Copy everything in the data below exactly except the pictures.
::::
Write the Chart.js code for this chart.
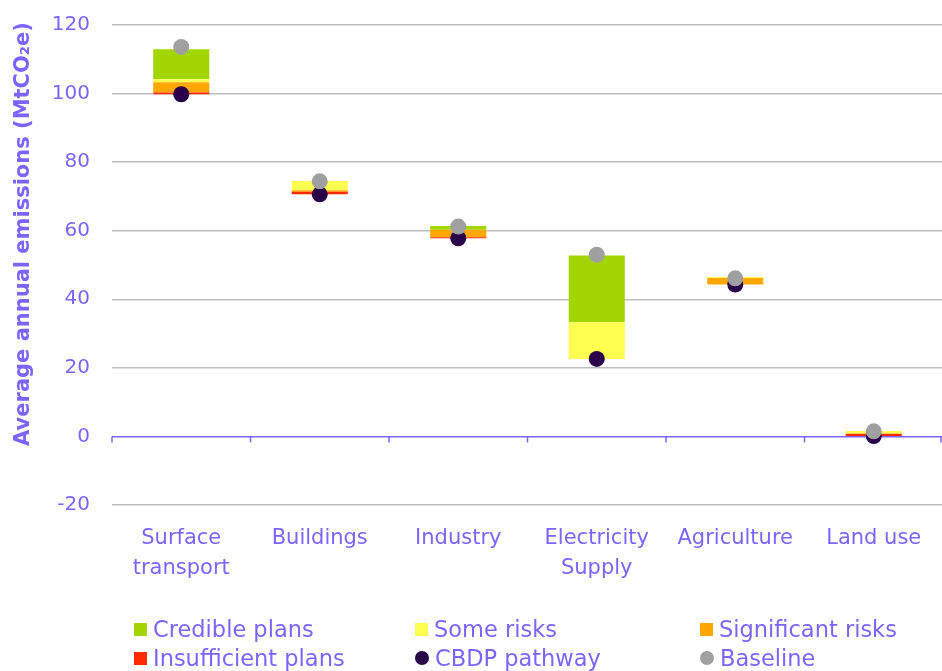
<!DOCTYPE html>
<html><head><meta charset="utf-8">
<script src="https://cdn.jsdelivr.net/npm/chart.js@4"></script>
<style>
html,body{margin:0;padding:0;background:#fff;overflow:hidden}
#wrap{position:relative;width:942px;height:671px;overflow:hidden}
#c{display:block}
.lg{position:absolute;font-family:'DejaVu Sans',sans-serif;font-size:22.5px;color:#7f63ff;display:flex;align-items:center;white-space:nowrap;transform:translateY(-50%)}
.sw{width:13px;height:13px;margin-right:6px;flex:none}
.dot{border-radius:50%;width:14px;height:14px}
</style></head>
<body><div id="wrap"><canvas id="c" width="951" height="671"></canvas></div>
<script>
const categories = [['Surface','transport'],'Buildings','Industry',['Electricity','Supply'],'Agriculture','Land use'];
const cbdpPathway   = [99.8, 70.6, 57.8, 22.6, 44.3, 0.1];
const baseline      = [113.6, 74.4, 61.2, 53.0, 46.1, 1.5];
const insufficient  = [0.5, 0.8, 0.3, 0, 0, 0.7];
const significant   = [3.0, 0.4, 2.2, 0, 1.9, 0];
const someRisks     = [0.9, 2.7, 0, 10.7, 0.3, 0.8];
const credible      = [8.7, 0, 1.1, 19.5, 0, 0];
const yTicks = [-20, 0, 20, 40, 60, 80, 100, 120];
const yTitle = 'Average annual emissions (MtCO₂e)';

const PURPLE = '#7f63ff';
const colors = {credible:'#a3d600', some:'#ffff4f', significant:'#ffa600', insufficient:'#ff2a00', cbdp:'#2a004a', base:'#a0a0a0'};

// floating ranges stacked upward from the CBDP pathway
const segs = [insufficient, significant, someRisks, credible];
const ranges = segs.map(() => []);
cbdpPathway.forEach((b, i) => {
  let lo = b;
  segs.forEach((s, k) => { ranges[k].push([lo, lo + s[i]]); lo += s[i]; });
});

const barCommon = {type:'bar', barPercentage:0.405, categoryPercentage:1, borderWidth:0, order:3};
const datasets = [
  {...barCommon, label:'Insufficient plans', data:ranges[0], backgroundColor:colors.insufficient},
  {...barCommon, label:'Significant risks', data:ranges[1], backgroundColor:colors.significant},
  {...barCommon, label:'Some risks', data:ranges[2], backgroundColor:colors.some},
  {...barCommon, label:'Credible plans', data:ranges[3], backgroundColor:colors.credible},
  {type:'line', label:'CBDP pathway', data:cbdpPathway, showLine:false, pointRadius:8, pointHoverRadius:8, pointBorderWidth:0, pointBackgroundColor:colors.cbdp, borderColor:colors.cbdp, order:1},
  {type:'line', label:'Baseline', data:baseline, showLine:false, pointRadius:8, pointHoverRadius:8, pointBorderWidth:0, pointBackgroundColor:colors.base, borderColor:colors.base, order:0}
];

const extras = {
  id:'extras',
  beforeDatasetsDraw(chart){
    const {ctx, chartArea, scales:{y}} = chart;
    const y0 = y.getPixelForValue(0);
    const n = categories.length;
    const w = (chartArea.right - chartArea.left) / n;
    ctx.save();
    ctx.strokeStyle = PURPLE; ctx.lineWidth = 1.5;
    ctx.beginPath();
    for (let i = 0; i <= n; i++) {
      const px = Math.min(chartArea.left + i * w, 941);
      ctx.moveTo(px, y0); ctx.lineTo(px, y0 + 6);
    }
    ctx.stroke();
    ctx.restore();
  },
  afterDraw(chart){
    const ctx = chart.ctx;
    ctx.save();
    ctx.translate(24, 234);
    ctx.rotate(-Math.PI / 2);
    ctx.fillStyle = PURPLE;
    ctx.font = 'bold 21px "DejaVu Sans"';
    ctx.textAlign = 'center'; ctx.textBaseline = 'middle';
    ctx.fillText(yTitle, 0, 0);
    ctx.restore();
  }
};

new Chart(document.getElementById('c'), {
  type:'bar',
  data:{labels:categories, datasets},
  plugins:[extras],
  options:{
    responsive:false, animation:false,
    layout:{padding:{top:25, right:0, left:0, bottom:0}},
    plugins:{legend:{display:false}, tooltip:{enabled:false}},
    scales:{
      x:{stacked:true, grid:{display:false}, border:{display:false},
         ticks:{color:PURPLE, font:{family:'DejaVu Sans', size:21, lineHeight:1.4}, padding:11, maxRotation:0, autoSkip:false},
         afterFit(s){ s.height = 166; s.paddingLeft = 0; s.paddingRight = 0; }},
      y:{stacked:false, min:-20, max:120, afterBuildTicks(s){ s.ticks = yTicks.map(v => ({value:v})); },
         grid:{drawTicks:false, color:c => c.tick && c.tick.value === 0 ? PURPLE : '#bdbdbd', lineWidth:1.5},
         border:{display:false},
         ticks:{color:PURPLE, font:{family:'DejaVu Sans', size:20}, padding:22},
         afterFit(s){ s.width = 112; s.paddingTop = 0; s.paddingBottom = 0; }}
    }
  }
});

// HTML legend (3 columns x 2 rows)
const legendItems = [
  ['Credible plans', colors.credible, false], ['Some risks', colors.some, false], ['Significant risks', colors.significant, false],
  ['Insufficient plans', colors.insufficient, false], ['CBDP pathway', colors.cbdp, true], ['Baseline', colors.base, true]
];
const colX = [134, 415, 700], rowY = [629, 658];
const wrap = document.getElementById('wrap');
legendItems.forEach(([t, col, round], i) => {
  const d = document.createElement('div');
  d.className = 'lg';
  d.style.left = colX[i % 3] + 'px';
  d.style.top = rowY[Math.floor(i / 3)] + 'px';
  const sw = document.createElement('span');
  sw.className = 'sw' + (round ? ' dot' : '');
  sw.style.background = col;
  d.appendChild(sw);
  d.appendChild(document.createTextNode(t));
  wrap.appendChild(d);
});
</script></body></html>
::::
### IN RESPONSE
Write the Chart.js code for this chart.
<!DOCTYPE html>
<html><head><meta charset="utf-8">
<script src="https://cdn.jsdelivr.net/npm/chart.js@4"></script>
<style>
html,body{margin:0;padding:0;background:#fff;overflow:hidden}
#wrap{position:relative;width:942px;height:671px;overflow:hidden}
#c{display:block}
.lg{position:absolute;font-family:'DejaVu Sans',sans-serif;font-size:22.5px;color:#7f63ff;display:flex;align-items:center;white-space:nowrap;transform:translateY(-50%)}
.sw{width:13px;height:13px;margin-right:6px;flex:none}
.dot{border-radius:50%;width:14px;height:14px}
</style></head>
<body><div id="wrap"><canvas id="c" width="951" height="671"></canvas></div>
<script>
const categories = [['Surface','transport'],'Buildings','Industry',['Electricity','Supply'],'Agriculture','Land use'];
const cbdpPathway   = [99.8, 70.6, 57.8, 22.6, 44.3, 0.1];
const baseline      = [113.6, 74.4, 61.2, 53.0, 46.1, 1.5];
const insufficient  = [0.5, 0.8, 0.3, 0, 0, 0.7];
const significant   = [3.0, 0.4, 2.2, 0, 1.9, 0];
const someRisks     = [0.9, 2.7, 0, 10.7, 0.3, 0.8];
const credible      = [8.7, 0, 1.1, 19.5, 0, 0];
const yTicks = [-20, 0, 20, 40, 60, 80, 100, 120];
const yTitle = 'Average annual emissions (MtCO₂e)';

const PURPLE = '#7f63ff';
const colors = {credible:'#a3d600', some:'#ffff4f', significant:'#ffa600', insufficient:'#ff2a00', cbdp:'#2a004a', base:'#a0a0a0'};

// floating ranges stacked upward from the CBDP pathway
const segs = [insufficient, significant, someRisks, credible];
const ranges = segs.map(() => []);
cbdpPathway.forEach((b, i) => {
  let lo = b;
  segs.forEach((s, k) => { ranges[k].push([lo, lo + s[i]]); lo += s[i]; });
});

const barCommon = {type:'bar', barPercentage:0.405, categoryPercentage:1, borderWidth:0, order:3};
const datasets = [
  {...barCommon, label:'Insufficient plans', data:ranges[0], backgroundColor:colors.insufficient},
  {...barCommon, label:'Significant risks', data:ranges[1], backgroundColor:colors.significant},
  {...barCommon, label:'Some risks', data:ranges[2], backgroundColor:colors.some},
  {...barCommon, label:'Credible plans', data:ranges[3], backgroundColor:colors.credible},
  {type:'line', label:'CBDP pathway', data:cbdpPathway, showLine:false, pointRadius:8, pointHoverRadius:8, pointBorderWidth:0, pointBackgroundColor:colors.cbdp, borderColor:colors.cbdp, order:1},
  {type:'line', label:'Baseline', data:baseline, showLine:false, pointRadius:8, pointHoverRadius:8, pointBorderWidth:0, pointBackgroundColor:colors.base, borderColor:colors.base, order:0}
];

const extras = {
  id:'extras',
  beforeDatasetsDraw(chart){
    const {ctx, chartArea, scales:{y}} = chart;
    const y0 = y.getPixelForValue(0);
    const n = categories.length;
    const w = (chartArea.right - chartArea.left) / n;
    ctx.save();
    ctx.strokeStyle = PURPLE; ctx.lineWidth = 1.5;
    ctx.beginPath();
    for (let i = 0; i <= n; i++) {
      const px = Math.min(chartArea.left + i * w, 941);
      ctx.moveTo(px, y0); ctx.lineTo(px, y0 + 6);
    }
    ctx.stroke();
    ctx.restore();
  },
  afterDraw(chart){
    const ctx = chart.ctx;
    ctx.save();
    ctx.translate(24, 234);
    ctx.rotate(-Math.PI / 2);
    ctx.fillStyle = PURPLE;
    ctx.font = 'bold 21px "DejaVu Sans"';
    ctx.textAlign = 'center'; ctx.textBaseline = 'middle';
    ctx.fillText(yTitle, 0, 0);
    ctx.restore();
  }
};

new Chart(document.getElementById('c'), {
  type:'bar',
  data:{labels:categories, datasets},
  plugins:[extras],
  options:{
    responsive:false, animation:false,
    layout:{padding:{top:25, right:0, left:0, bottom:0}},
    plugins:{legend:{display:false}, tooltip:{enabled:false}},
    scales:{
      x:{stacked:true, grid:{display:false}, border:{display:false},
         ticks:{color:PURPLE, font:{family:'DejaVu Sans', size:21, lineHeight:1.4}, padding:11, maxRotation:0, autoSkip:false},
         afterFit(s){ s.height = 166; s.paddingLeft = 0; s.paddingRight = 0; }},
      y:{stacked:false, min:-20, max:120, afterBuildTicks(s){ s.ticks = yTicks.map(v => ({value:v})); },
         grid:{drawTicks:false, color:c => c.tick && c.tick.value === 0 ? PURPLE : '#bdbdbd', lineWidth:1.5},
         border:{display:false},
         ticks:{color:PURPLE, font:{family:'DejaVu Sans', size:20}, padding:22},
         afterFit(s){ s.width = 112; s.paddingTop = 0; s.paddingBottom = 0; }}
    }
  }
});

// HTML legend (3 columns x 2 rows)
const legendItems = [
  ['Credible plans', colors.credible, false], ['Some risks', colors.some, false], ['Significant risks', colors.significant, false],
  ['Insufficient plans', colors.insufficient, false], ['CBDP pathway', colors.cbdp, true], ['Baseline', colors.base, true]
];
const colX = [134, 415, 700], rowY = [629, 658];
const wrap = document.getElementById('wrap');
legendItems.forEach(([t, col, round], i) => {
  const d = document.createElement('div');
  d.className = 'lg';
  d.style.left = colX[i % 3] + 'px';
  d.style.top = rowY[Math.floor(i / 3)] + 'px';
  const sw = document.createElement('span');
  sw.className = 'sw' + (round ? ' dot' : '');
  sw.style.background = col;
  d.appendChild(sw);
  d.appendChild(document.createTextNode(t));
  wrap.appendChild(d);
});
</script></body></html>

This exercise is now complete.